This approach helps procurement teams compare alternates apples-to-apples, shortens review time, and supports consistent spares stocking for MRO.
Need help matching valve material to your spec?
Send your valve schedule, service conditions (potable/non-potable, buried/indoor), and any required standards (AWWA, NSF, NFPA). The IFW Supply team can help cross-reference options, confirm documentation needs, and support domestic or export shipping.
FAQ: Bronze & Iron Valve Selection
Do bronze valves automatically qualify as “lead free” for drinking water?
No—material category alone isn’t proof. Many projects require verification against NSF/ANSI/CAN 372 (lead content) and often NSF/ANSI 61 (health effects). (nsf.org)
What’s the difference between AWWA C509 and AWWA C500?
AWWA C509 covers iron-body resilient-seated gate valves for water supply service, while AWWA C500 covers iron-body metal-seated gate valves for water and wastewater service. Specs will call out one or the other depending on design intent. (store.awwa.org)
If my spec references AWWA C509, can I substitute a different valve type?
Treat substitutions carefully. AWWA standards define construction and testing expectations; changing valve type can affect approvals and performance assumptions. Confirm with the engineer of record and the authority having jurisdiction. (store.awwa.org)
What documentation should I request for potable water valves?
Ask for certification evidence for the applicable standards (commonly NSF/ANSI 61 and NSF/ANSI/CAN 372 where required), plus cut sheets showing materials and pressure rating/class. (nsf.org)
How do I avoid delays on export-bound valve orders?

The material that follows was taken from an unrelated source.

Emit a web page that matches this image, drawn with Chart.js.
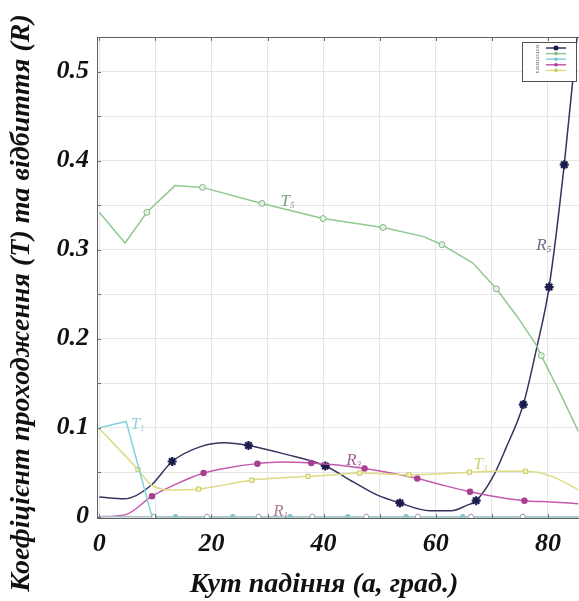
<!DOCTYPE html>
<html>
<head>
<meta charset="utf-8">
<script src="https://cdn.jsdelivr.net/npm/chart.js@4.4.1/dist/chart.umd.min.js"></script>
<style>
html,body{margin:0;padding:0;background:#fff;}
canvas{display:block;}
</style>
</head>
<body>
<canvas id="c" width="579" height="601"></canvas>
<script>
// ---- data ----
const t5X = [0, 4.6, 8.5, 13.5, 18.4, 29, 39.9, 50.6, 57.7, 61.1, 66.6, 70.8, 74.5, 77.9, 78.8, 82, 85.4];
const t5Y = [0.342, 0.3075, 0.342, 0.372, 0.370, 0.352, 0.335, 0.325, 0.315, 0.3056, 0.285, 0.256, 0.225, 0.193, 0.181, 0.141, 0.096];
const t5Marks = [0,0,1,0,1,1,1,1,0,1,0,1,0,0,1,0,0];

const r5X = [0, 4.5, 9.2, 13.0, 18.2, 22.3, 26.6, 33.3, 40.3, 45.3, 49.4, 53.6, 58.9, 62.8, 65.4, 67.2, 70.2, 72.5, 75.6, 78, 80.2, 82.9, 85.2];
const r5Y = [0.022, 0.020, 0.035, 0.062, 0.079, 0.083, 0.080, 0.070, 0.057, 0.039, 0.0247, 0.0154, 0.0067, 0.0067, 0.0124, 0.018, 0.045, 0.077, 0.126, 0.19, 0.258, 0.3955, 0.54];
const r5Marks = [0,0,0,1,0,0,1,0,1,0,0,1,0,0,0,1,0,0,1,0,1,1,0];

const r3X = [0, 4.6, 9.4, 13.5, 18.6, 23, 28.2, 32.2, 37.8, 42.5, 47.3, 52, 56.7, 61.5, 66.1, 71, 75.8, 80.5, 85.4];
const r3Y = [0.0, 0.002, 0.023, 0.036, 0.049, 0.055, 0.0596, 0.0614, 0.0603, 0.058, 0.054, 0.049, 0.043, 0.035, 0.028, 0.022, 0.018, 0.0165, 0.0146];
const r3Marks = [0,0,1,0,1,0,1,0,1,0,1,0,1,0,1,0,1,0,0];

const t3X = [0, 3.5, 6.9, 9.4, 13.5, 17.7, 22.5, 27.2, 32.2, 37.2, 41.8, 46.4, 51, 55.2, 60.5, 66, 70.7, 76, 80.8, 85.4];
const t3Y = [0.099, 0.076, 0.053, 0.035, 0.030, 0.031, 0.036, 0.041, 0.0435, 0.0453, 0.047, 0.049, 0.048, 0.047, 0.048, 0.050, 0.051, 0.051, 0.045, 0.030];
const t3Marks = [0,0,1,0,0,1,0,1,0,1,0,1,0,1,0,1,0,1,0,0];

const t1X = [0, 4.8, 9.4, 13.6, 23.8, 34, 44.3, 54.7, 64.8, 75.5, 85.4];
const t1Y = [0.100, 0.107, 0.0, 0.0, 0.0, 0.0, 0.0, 0.0, 0.0, 0.0, 0.0];
const t1Marks = [0,0,0,1,1,1,1,1,1,1,0];

const r1X = [0, 9.8, 19.2, 28.4, 38, 47.6, 56.8, 66.3, 75.5, 85.4];
const r1Y = [0.0, 0.0, 0.0, 0.0, 0.0, 0.0, 0.0, 0.0, 0.0, 0.0];
const r1Marks = [0,1,1,1,1,1,1,1,1,0];

const xTickLabels = ['0', '20', '40', '60', '80'];
const yTickLabels = ['0', '0.1', '0.2', '0.3', '0.4', '0.5'];

const curveNames = ['T', 'R', 'R', 'T', 'T', 'R'];
const curveSubs  = ['5', '5', '3', '3', '1', '1'];
const curveLabelX = [33.5, 79.2, 45.3, 67.9, 6.8, 32.3];
const curveLabelY = [0.356, 0.3065, 0.0651, 0.0606, 0.105, 0.008];

const legendNames = ['R5', 'T5', 'T1', 'R3', 'T3'];

const xTitle = 'Кут падіння (а, град.)';
const yTitle = 'Коефіцієнт проходження (T) та відбиття (R)';

// ---- helpers ----
const pts = (xs, ys) => xs.map((x, i) => ({x: x, y: ys[i]}));
const radii = (marks, r) => marks.map(m => m ? r : 0);

const C = {
  t5: '#8fc98f', r5: '#34345e', r3: '#c25aae', t3: '#dcdc86', t1: '#86d2dc', r1: '#a8c4c8'
};

const datasets = [
  {label:'R1', data: pts(r1X, r1Y), borderColor: C.r1, borderWidth: 1.5,
   pointRadius: radii(r1Marks, 2.5), pointStyle: 'circle', pointBackgroundColor: '#ffffff', pointBorderColor: '#9a9aa4', pointBorderWidth: 1, tension: 0},
  {label:'T1', data: pts(t1X, t1Y), borderColor: C.t1, borderWidth: 1.5,
   pointRadius: radii(t1Marks, 2), pointStyle: 'circle', pointBackgroundColor: '#78c4cc', pointBorderColor: '#78c4cc', tension: 0},
  {label:'T3', data: pts(t3X, t3Y), borderColor: C.t3, borderWidth: 1.5,
   pointRadius: radii(t3Marks, 3), pointStyle: 'rect', pointBackgroundColor: '#f4f4c0', pointBorderColor: '#c8c864', pointBorderWidth: 1, cubicInterpolationMode: 'monotone'},
  {label:'R3', data: pts(r3X, r3Y), borderColor: C.r3, borderWidth: 1.5,
   pointRadius: radii(r3Marks, 2.5), pointStyle: 'circle', pointBackgroundColor: '#a8408e', pointBorderColor: '#a8408e', cubicInterpolationMode: 'monotone'},
  {label:'T5', data: pts(t5X, t5Y), borderColor: C.t5, borderWidth: 1.5,
   pointRadius: radii(t5Marks, 3), pointStyle: 'circle', pointBackgroundColor: '#e2f2e2', pointBorderColor: '#86b886', pointBorderWidth: 1, tension: 0},
  {label:'R5', data: pts(r5X, r5Y), borderColor: C.r5, borderWidth: 1.5,
   pointRadius: radii(r5Marks, 4.5), pointStyle: 'star', pointBackgroundColor: '#1c1c4c', pointBorderColor: '#1c1c4c', pointBorderWidth: 2.2, cubicInterpolationMode: 'monotone'}
];

const decor = {
  id: 'decor',
  afterDraw(chart) {
    const ctx = chart.ctx, a = chart.chartArea, xs = chart.scales.x, ys = chart.scales.y;
    ctx.save();
    // top border
    ctx.strokeStyle = '#606060'; ctx.lineWidth = 1;
    ctx.beginPath(); ctx.moveTo(a.left, a.top + 0.5); ctx.lineTo(a.right, a.top + 0.5); ctx.stroke();
    // inner tick marks
    ctx.strokeStyle = '#707070';
    xs.ticks.forEach(t => {
      const px = Math.round(xs.getPixelForValue(t.value)) + 0.5;
      ctx.beginPath(); ctx.moveTo(px, a.bottom); ctx.lineTo(px, a.bottom - 4); ctx.stroke();
      ctx.beginPath(); ctx.moveTo(px, a.top); ctx.lineTo(px, a.top + 4); ctx.stroke();
    });
    ys.ticks.forEach(t => {
      const py = Math.round(ys.getPixelForValue(t.value)) + 0.5;
      ctx.beginPath(); ctx.moveTo(a.left, py); ctx.lineTo(a.left + 4, py); ctx.stroke();
    });
    // curve labels
    ctx.textBaseline = 'alphabetic';
    const lblColors = ['#7f9f7f', '#6a6a8c', '#a0609a', '#d2d272', '#92d0e0', '#b07890'];
    curveNames.forEach((n, i) => {
      const px = xs.getPixelForValue(curveLabelX[i]);
      const py = ys.getPixelForValue(curveLabelY[i]);
      ctx.fillStyle = lblColors[i];
      ctx.font = 'italic 17px "Liberation Serif", serif';
      const w = ctx.measureText(n).width;
      ctx.textAlign = 'left';
      ctx.fillText(n, px - w / 2 - 2, py + 6);
      ctx.font = 'italic 9px "Liberation Serif", serif';
      ctx.fillText(curveSubs[i], px + w / 2 - 2, py + 8);
    });
    // legend box
    const lx = 522, ly = 42, lw = 54, lh = 39;
    ctx.fillStyle = '#ffffff'; ctx.fillRect(lx, ly, lw, lh);
    ctx.strokeStyle = '#505050'; ctx.lineWidth = 1;
    ctx.strokeRect(lx + 0.5, ly + 0.5, lw, lh);
    const legColors = [C.r5, C.t5, C.t1, C.r3, C.t3];
    const legMark = ['#1c1c4c', '#86b886', '#78c4cc', '#a8408e', '#c8c864'];
    legendNames.forEach((n, i) => {
      const yy = ly + 6 + i * 5.6;
      ctx.strokeStyle = legColors[i]; ctx.lineWidth = 1.5;
      ctx.beginPath(); ctx.moveTo(lx + 24, yy); ctx.lineTo(lx + 44, yy); ctx.stroke();
      ctx.fillStyle = legMark[i];
      ctx.beginPath(); ctx.arc(lx + 34, yy, i === 0 ? 2.5 : 1.8, 0, Math.PI * 2); ctx.fill();
      ctx.save();
      ctx.translate(lx + 15, yy);
      ctx.rotate(Math.PI / 2);
      ctx.fillStyle = '#444';
      ctx.font = '5px "Liberation Serif", serif';
      ctx.textAlign = 'center'; ctx.textBaseline = 'middle';
      ctx.fillText(n, 0, 0);
      ctx.restore();
    });
    // axis titles
    ctx.fillStyle = '#111';
    ctx.font = 'bold italic 28px "Liberation Serif", serif';
    ctx.textAlign = 'center'; ctx.textBaseline = 'alphabetic';
    ctx.fillText(xTitle, 324, 592);
    ctx.save();
    ctx.translate(29, 303);
    ctx.rotate(-Math.PI / 2);
    ctx.fillText(yTitle, 0, 0);
    ctx.restore();
    ctx.restore();
  }
};

new Chart(document.getElementById('c'), {
  type: 'scatter',
  data: { datasets: datasets },
  options: {
    responsive: false,
    animation: false,
    showLine: true,
    layout: { padding: { top: 37, right: 0, left: 0, bottom: 0 } },
    plugins: { legend: { display: false }, tooltip: { enabled: false } },
    scales: {
      x: {
        type: 'linear', min: -0.4, max: 85.53,
        afterBuildTicks: s => { s.ticks = [0,10,20,30,40,50,60,70,80].map(v => ({value: v})); },
        afterFit: s => { s.height = 83; },
        grid: { color: '#e6e6e6', drawTicks: false },
        border: { color: '#606060', width: 1 },
        ticks: {
          padding: 11, color: '#111',
          font: { family: '"Liberation Serif", serif', size: 26, style: 'italic', weight: 'bold' },
          maxRotation: 0, autoSkip: false,
          callback: v => (v % 20 === 0 ? xTickLabels[v / 20] : '')
        }
      },
      y: {
        type: 'linear', min: -0.0015, max: 0.539,
        afterBuildTicks: s => { s.ticks = [0,0.05,0.1,0.15,0.2,0.25,0.3,0.35,0.4,0.45,0.5].map(v => ({value: v})); },
        afterFit: s => { s.width = 97; },
        grid: { color: '#e6e6e6', drawTicks: false },
        border: { color: '#606060', width: 1 },
        ticks: {
          padding: 8, color: '#111',
          font: { family: '"Liberation Serif", serif', size: 26, style: 'italic', weight: 'bold' },
          autoSkip: false,
          callback: v => {
            const k = Math.round(v * 10);
            return Math.abs(v * 10 - k) < 1e-6 ? yTickLabels[k] : '';
          }
        }
      }
    }
  },
  plugins: [decor]
});
</script>
</body>
</html>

Confirm marking, packing requirements, inspection needs, and export documents early (commercial invoice details, COO needs, special packing/crating). Consolidating valve schedules and submittals reduces last-minute changes.
Glossary (Plain-English)
AWWA C509
A waterworks standard describing minimum requirements for iron-body resilient-seated gate valves used in water supply service. (store.awwa.org)
AWWA C500
A waterworks standard describing minimum requirements for iron-body metal-seated gate valves used in water and wastewater service. (store.awwa.org)
NSF/ANSI 61
A standard focused on health effects requirements for contaminants that can be imparted to drinking water from components and materials (including valves). (nsf.org)
NSF/ANSI/CAN 372
A standard that provides methodology for verifying lead content compliance for drinking water system components (commonly referenced for “lead free” requirements). (nsf.org)
Resilient-seated gate valve
A gate valve design that uses an elastomeric (rubber-like) seat to achieve shutoff, commonly used in water distribution and frequently specified under AWWA C509. (store.awwa.org)